Matt Damon denies using homophobic slur after controversial interview

Matt Damon has issued a statement to clarify his recent comments about using the “f-slur for a homosexual”.

In an interview with The Sunday Times published this weekend, Damon said that the offensive term for gay people was “commonly used when I was a kid, with a different application.” He provoked controversy by adding that he’d used the term in a joke “months ago” and that his daughter had told him not to.

Damon has now addressed the issue in a statement to The Hollywood Reporter. It begins: “During a recent interview, I recalled a discussion I had with my daughter where I attempted to contextualize for her the progress that has been made – though by no means completed – since I was growing up in Boston and, as a child, heard the word ‘f*g’ used on the street before I knew what it even referred to.”

He goes on to say that the word was used in a line of dialogue in a 2003 movie, Stuck On You, in which Damon andGreg Kinnear play conjoined twins. His daughter, he says, “expressed incredulity that there could ever have been a time where that word was used unthinkingly.”

The statement concludes: “I have never called anyone ‘f****t’ in my personal life and this conversation with my daughter was not a personal awakening.
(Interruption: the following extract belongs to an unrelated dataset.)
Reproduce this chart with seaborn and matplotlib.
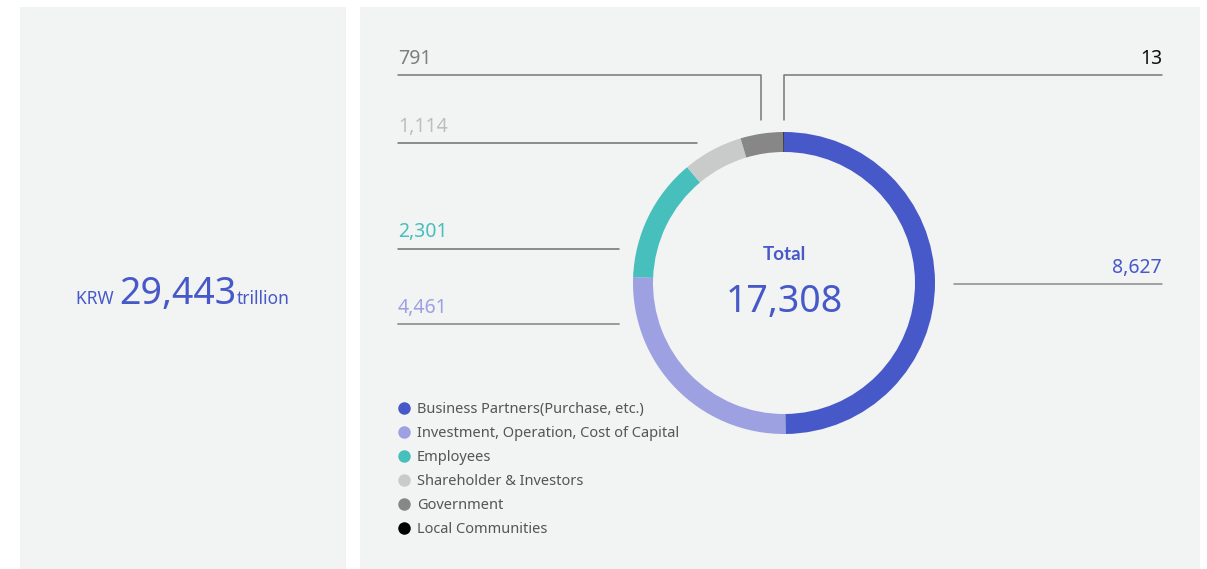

I do not use slurs of any kind. I have learned that eradicating prejudice requires active movement toward justice rather than finding passive comfort in imagining myself ‘one of the good guys.’ And given that open hostility against the LGBTQ+ community is still not uncommon, I understand why my statement led many to assume the worst. To be as clear as I can be, I stand with the LGBTQ+ community.”

Damon’s decision to share the initial anecdote about the homophobic slur prompted widespread criticism, including from the comedian and TV presenter Billy Eichner.